I began to retreat, taking sustained periods of time off social media, off blogging, off everything. That space away made me realise where I was going wrong. That the self-comparison had to stop, and the focus needed to be on me. I needed to get back into my own lane and be less concerned about the content other people were producing. Less worried about being busy.
Then there was the age thing. I turned 36 (shut up) in October and developed a sudden awareness that many of the people I was looking to for direction were 10-15 years younger than me. Now, don’t get me wrong, that’s not a problem at all in itself (one of my 21-year-old friends is more mature than many 40-year-olds I know), but the fact of the matter is, we’re simply at completely different life stages:
I’ve been driving for 19 years!
I’ve been working in the fashion industry for 15 years!
I’ve had a mortgage for 7 years!
I now tick the 35-40 age bracket!
I have life experience… yet I’m now searching for something ‘more’ to life than Twitter-followers.
Instead of trying to gloss over my age, I’m going to embrace it and address some of the unspoken topics no one seems to mention, like:
Having spots AND wrinkles (and chin hairs, WTAF), what if you’re STILL not quite ready for a baby yet and what’s the best mattress on the market oh and where can I get some leather silver loafers, not plastic-y ones that cut your feet up? All mixed in with a healthy dose of 80s and 90s nostalgia, ‘cos let’s face it, life was bloody excellent then.
I used to read Just Seventeen when I was, like 14, so I’m hoping this new direction won’t put off younger readers.
Not forgetting the fact that life doesn’t just suddenly sort itself out when you hit thirty.

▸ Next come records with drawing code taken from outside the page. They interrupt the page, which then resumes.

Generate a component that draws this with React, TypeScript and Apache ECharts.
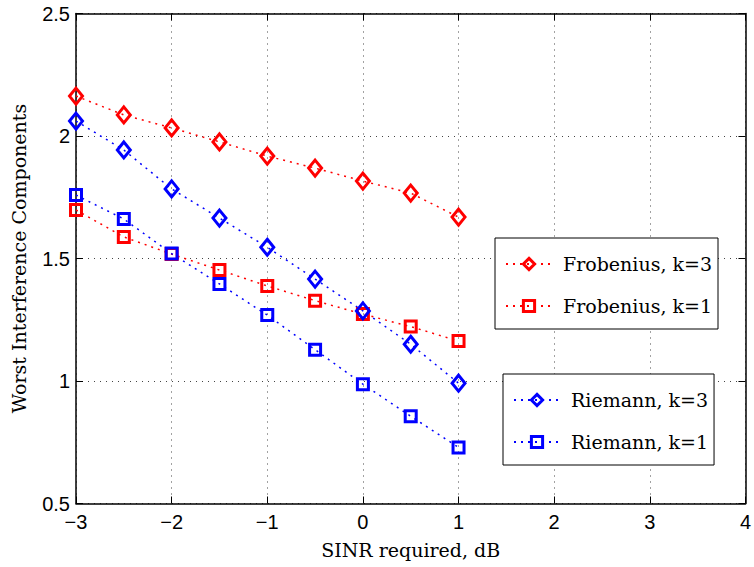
import React, { useEffect, useRef } from "react";
import * as echarts from "echarts";

// SINR required (dB) at which each scheme was evaluated
const sinrDb = [-3, -2.5, -2, -1.5, -1, -0.5, 0, 0.5, 1];

// Worst interference components per scheme
const frobeniusK3 = [2.163, 2.086, 2.033, 1.976, 1.918, 1.869, 1.816, 1.767, 1.669];
const frobeniusK1 = [1.698, 1.588, 1.518, 1.453, 1.388, 1.328, 1.273, 1.222, 1.163];
const riemannK3 = [2.061, 1.943, 1.784, 1.665, 1.546, 1.416, 1.286, 1.15, 0.991];
const riemannK1 = [1.759, 1.661, 1.52, 1.396, 1.269, 1.128, 0.987, 0.856, 0.729];

const seriesNames = ["Frobenius, k=3", "Frobenius, k=1", "Riemann, k=3", "Riemann, k=1"];

const RED = "#ff0000";
const BLUE = "#0000ff";
const SERIF = "'DejaVu Serif', 'Liberation Serif', serif";
const SANS = "'Liberation Sans', Arial, sans-serif";

const pairs = (ys: number[]) => sinrDb.map((x, i) => [x, ys[i]]);

function makeSeries(name: string, ys: number[], color: string, symbol: string) {
  const isDiamond = symbol === "diamond";
  return {
    name,
    type: "line",
    data: pairs(ys),
    symbol,
    symbolSize: isDiamond ? [13, 16] : 11,
    lineStyle: { color, width: 1.5, type: [2, 5] },
    itemStyle: { color: "rgba(255,255,255,0)", borderColor: color, borderWidth: 3 },
    color,
    emphasis: { disabled: true },
    z: 3,
  };
}

const legendCommon = {
  orient: "vertical",
  backgroundColor: "#ffffff",
  borderColor: "#000000",
  borderWidth: 1,
  borderRadius: 0,
  itemWidth: 46,
  itemHeight: 14,
  itemGap: 22,
  padding: [16, 6, 13, 10],
  itemStyle: { borderWidth: 3 },
  textStyle: { fontFamily: SERIF, fontSize: 19, color: "#000", lineHeight: 20, padding: [0, 0, 0, 6] },
  selectedMode: false,
};

export default function App() {
  const ref = useRef<HTMLDivElement>(null);

  useEffect(() => {
    if (!ref.current) return;
    const chart = echarts.init(ref.current, null, { renderer: "svg" });
    const tickFmt = (v: number) => String(v).replace("-", "\u2212");
    chart.setOption({
      animation: false,
      backgroundColor: "#ffffff",
      grid: { left: 76, right: 6, top: 13.5, bottom: 63.5, containLabel: false },
      legend: [
        { ...legendCommon, data: [seriesNames[0], seriesNames[1]], left: 495, top: 238 },
        { ...legendCommon, data: [seriesNames[2], seriesNames[3]], left: 503, top: 374 },
      ],
      xAxis: [
        {
          type: "value",
          min: -3,
          max: 4,
          interval: 1,
          position: "bottom",
          name: "SINR required, dB",
          nameLocation: "middle",
          nameGap: 37,
          nameTextStyle: { fontFamily: SERIF, fontSize: 19, color: "#000" },
          axisLine: { show: true, onZero: false, lineStyle: { color: "#000", width: 1.5 } },
          axisTick: { show: true, inside: true, length: 7, lineStyle: { color: "#000" } },
          axisLabel: { formatter: tickFmt, fontFamily: SANS, fontSize: 20, color: "#000", margin: 8 },
          splitLine: { show: true, lineStyle: { color: "#444", type: [1, 5], width: 1 } },
        },
        {
          type: "value",
          min: -3,
          max: 4,
          interval: 1,
          position: "top",
          axisLine: { show: true, onZero: false, lineStyle: { color: "#000", width: 1.5 } },
          axisTick: { show: true, inside: true, length: 7, lineStyle: { color: "#000" } },
          axisLabel: { show: false },
          splitLine: { show: false },
        },
      ],
      yAxis: [
        {
          type: "value",
          min: 0.5,
          max: 2.5,
          interval: 0.5,
          position: "left",
          name: "Worst Interference Components",
          nameLocation: "middle",
          nameGap: 48,
          nameRotate: 90,
          nameTextStyle: { fontFamily: SERIF, fontSize: 19, color: "#000" },
          axisLine: { show: true, onZero: false, lineStyle: { color: "#000", width: 1.5 } },
          axisTick: { show: true, inside: true, length: 7, lineStyle: { color: "#000" } },
          axisLabel: { fontFamily: SANS, fontSize: 20, color: "#000", margin: 6 },
          splitLine: { show: true, lineStyle: { color: "#444", type: [1, 5], width: 1 } },
        },
        {
          type: "value",
          min: 0.5,
          max: 2.5,
          interval: 0.5,
          position: "right",
          axisLine: { show: true, onZero: false, lineStyle: { color: "#000", width: 1.5 } },
          axisTick: { show: true, inside: true, length: 7, lineStyle: { color: "#000" } },
          axisLabel: { show: false },
          splitLine: { show: false },
        },
      ],
      series: [
        makeSeries(seriesNames[0], frobeniusK3, RED, "diamond"),
        makeSeries(seriesNames[1], frobeniusK1, RED, "rect"),
        makeSeries(seriesNames[2], riemannK3, BLUE, "diamond"),
        makeSeries(seriesNames[3], riemannK1, BLUE, "rect"),
      ],
    });
    return () => chart.dispose();
  }, []);

  return <div ref={ref} style={{ width: 754, height: 567, position: "absolute", left: 0, top: 0 }} />;
}
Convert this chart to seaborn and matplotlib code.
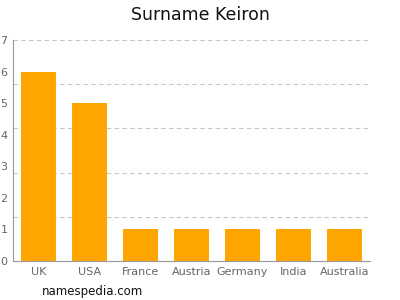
import matplotlib
matplotlib.use("Agg")
import matplotlib.pyplot as plt
import seaborn as sns
import pandas as pd

countries = ["UK", "USA", "France", "Austria", "Germany", "India", "Australia"]
counts = [6, 5, 1, 1, 1, 1, 1]
yticks = [0, 1, 2, 3, 4, 5, 6, 7]
gridlines = [1.4, 2.8, 4.2, 5.6, 7.0]

sns.set_style("white")
plt.rcParams['font.family'] = ['DejaVu Sans']

df = pd.DataFrame({"country": countries, "count": counts})

fig = plt.figure(figsize=(4, 3), dpi=100)
ax = fig.add_axes([13/400, 1 - 261/300, 357/400, 221/300])

sns.barplot(data=df, x="country", y="count", color="#FFA500", saturation=1,
            width=0.69, linewidth=0, edgecolor="none", ax=ax)
for g in gridlines:
    ax.axhline(g, color="#c8c8c8", linestyle=(0, (4, 3)), linewidth=0.8, zorder=0)

ax.set_ylim(0, 7)
ax.set_xlim(-0.5, len(countries) - 0.5)
ax.set_yticks(yticks)
ax.set_yticklabels([str(v) for v in yticks])
ax.set_xlabel("")
ax.set_ylabel("")
for s in ["top", "right"]:
    ax.spines[s].set_visible(False)
for s in ["left", "bottom"]:
    ax.spines[s].set_color("#999999")
    ax.spines[s].set_linewidth(0.8)
ax.tick_params(axis="y", length=3, color="#999999", labelsize=8, labelcolor="#666666", pad=1)
ax.tick_params(axis="x", length=0, labelsize=8, labelcolor="#666666", pad=4)

fig.text(0.5, 1 - 15/300, "Surname Keiron", ha="center", va="center", fontsize=12.5, color="#111111")
fig.text(42/400, 1 - 292/300, "namespedia.com", ha="left", va="center", fontsize=8.5, color="#111111")

fig.savefig("out.png", dpi=100)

You don’t magically acquire the career/partner/house of your dreams, and you don’t automatically get your sh*t together overnight. The truth is, we’re all still figuring this out.
However, you DO start to give less of a sh*t about the things that don’t matter. You wear what you want, you’ll have a go at the too-loud school-kids on the back of the bus because that’s who you are now, and you go to drinking establishments which can guarantee you a comfy seat, not three Jägerbombs for a fiver.
Clearly, I’m still on a journey with regards to my health and wellbeing, but it feels weird to mix it in here, with the slightly snarkier tone and consumerist edge. Not only that, but I’m Libran and have basically got a split personality.
So the more spiritual stuff has got a brand new home, over on apeaceofme.co.uk – I really hope you like it.
And little Le Blow has had a revamp, to celebrate SIX years on the interwebs. This time round, I have a little more mind-space to bestow on Le Blow, so much of the content will come from me, although there’ll be guest posts from the original Blowettes, plus I’ll be accepting contributions, too [CONTACT ME HERE].
When all is said and done, Le Blow is meant to be FUN. For me, and those reading it. For a while it became a brain-drain, and a source of guilt instead of inspiration. But I’m feeling good about the direction now, and hope you’ll enjoy it too.
Thanks for reading that big ol’ brain dump, and for sticking around for the last six years. You da bestest.